Given material start

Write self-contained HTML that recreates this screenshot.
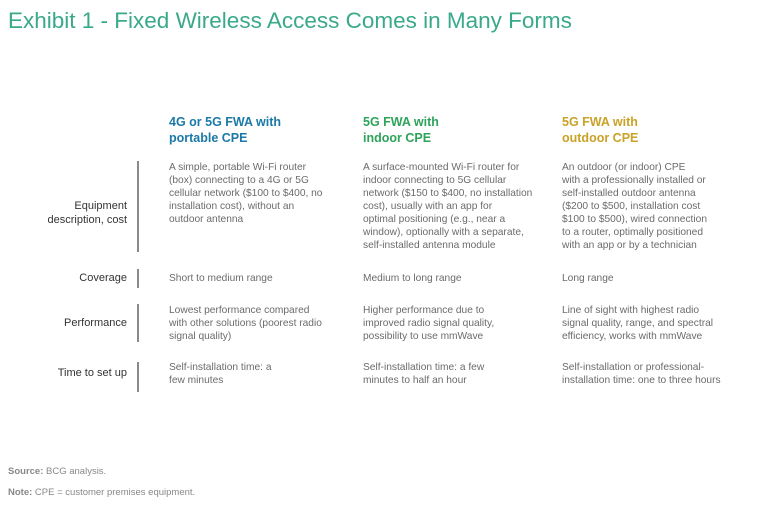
<!DOCTYPE html>
<html><head><meta charset="utf-8"><style>
body{margin:0;width:768px;height:519px;background:#fff;font-family:"Liberation Sans",sans-serif;position:relative;overflow:hidden}
.a{position:absolute;white-space:nowrap}
.t{left:8px;top:8px;font-size:22.5px;color:#3aa98a}
.h{font-size:12.5px;font-weight:bold;line-height:16px}
.b{font-size:10.2px;color:#6b6b6b;line-height:13px}
.l{font-size:11px;color:#333;text-align:right;line-height:14px;width:127px;left:0}
.bar{left:137px;width:2px;background:#8a8a8a}
.f{font-size:9.5px;color:#888;left:8px}
</style></head><body>
<div class="a t">Exhibit 1 - Fixed Wireless Access Comes in Many Forms</div>
<div class="a h" style="left:169px;top:114px;color:#1b79a8">4G or 5G FWA with<br>portable CPE</div>
<div class="a h" style="left:363px;top:114px;color:#2ea35a">5G FWA with<br>indoor CPE</div>
<div class="a h" style="left:562px;top:114px;color:#c9a227">5G FWA with<br>outdoor CPE</div>

<div class="a bar" style="top:161px;height:91px"></div>
<div class="a bar" style="top:269px;height:19px"></div>
<div class="a bar" style="top:304px;height:38px"></div>
<div class="a bar" style="top:362px;height:30px"></div>

<div class="a l" style="top:199px">Equipment<br>description, cost</div>
<div class="a l" style="top:271px">Coverage</div>
<div class="a l" style="top:316px">Performance</div>
<div class="a l" style="top:366px">Time to set up</div>

<div class="a b" style="left:169px;top:161px">A simple, portable Wi-Fi router<br>(box) connecting to a 4G or 5G<br>cellular network ($100 to $400, no<br>installation cost), without an<br>outdoor antenna</div>
<div class="a b" style="left:363px;top:161px">A surface-mounted Wi-Fi router for<br>indoor connecting to 5G cellular<br>network ($150 to $400, no installation<br>cost), usually with an app for<br>optimal positioning (e.g., near a<br>window), optionally with a separate,<br>self-installed antenna module</div>
<div class="a b" style="left:562px;top:161px">An outdoor (or indoor) CPE<br>with a professionally installed or<br>self-installed outdoor antenna<br>($200 to $500, installation cost<br>$100 to $500), wired connection<br>to a router, optimally positioned<br>with an app or by a technician</div>

<div class="a b" style="left:169px;top:272px">Short to medium range</div>
<div class="a b" style="left:363px;top:272px">Medium to long range</div>
<div class="a b" style="left:562px;top:272px">Long range</div>

<div class="a b" style="left:169px;top:304px">Lowest performance compared<br>with other solutions (poorest radio<br>signal quality)</div>
<div class="a b" style="left:363px;top:304px">Higher performance due to<br>improved radio signal quality,<br>possibility to use mmWave</div>
<div class="a b" style="left:562px;top:304px">Line of sight with highest radio<br>signal quality, range, and spectral<br>efficiency, works with mmWave</div>

<div class="a b" style="left:169px;top:361px">Self-installation time: a<br>few minutes</div>
<div class="a b" style="left:363px;top:361px">Self-installation time: a few<br>minutes to half an hour</div>
<div class="a b" style="left:562px;top:361px">Self-installation or professional-<br>installation time: one to three hours</div>

<div class="a f" style="top:466px"><b>Source:</b> BCG analysis.</div>
<div class="a f" style="top:487px"><b>Note:</b> CPE = customer premises equipment.</div>
</body></html>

Given material end

Your task is to return the lines above, from the first one up to and including the line containing "to set up</div>", minus any pictures.

Response to this exercise ->
Write self-contained HTML that recreates this screenshot.
<!DOCTYPE html>
<html><head><meta charset="utf-8"><style>
body{margin:0;width:768px;height:519px;background:#fff;font-family:"Liberation Sans",sans-serif;position:relative;overflow:hidden}
.a{position:absolute;white-space:nowrap}
.t{left:8px;top:8px;font-size:22.5px;color:#3aa98a}
.h{font-size:12.5px;font-weight:bold;line-height:16px}
.b{font-size:10.2px;color:#6b6b6b;line-height:13px}
.l{font-size:11px;color:#333;text-align:right;line-height:14px;width:127px;left:0}
.bar{left:137px;width:2px;background:#8a8a8a}
.f{font-size:9.5px;color:#888;left:8px}
</style></head><body>
<div class="a t">Exhibit 1 - Fixed Wireless Access Comes in Many Forms</div>
<div class="a h" style="left:169px;top:114px;color:#1b79a8">4G or 5G FWA with<br>portable CPE</div>
<div class="a h" style="left:363px;top:114px;color:#2ea35a">5G FWA with<br>indoor CPE</div>
<div class="a h" style="left:562px;top:114px;color:#c9a227">5G FWA with<br>outdoor CPE</div>

<div class="a bar" style="top:161px;height:91px"></div>
<div class="a bar" style="top:269px;height:19px"></div>
<div class="a bar" style="top:304px;height:38px"></div>
<div class="a bar" style="top:362px;height:30px"></div>

<div class="a l" style="top:199px">Equipment<br>description, cost</div>
<div class="a l" style="top:271px">Coverage</div>
<div class="a l" style="top:316px">Performance</div>
<div class="a l" style="top:366px">Time to set up</div>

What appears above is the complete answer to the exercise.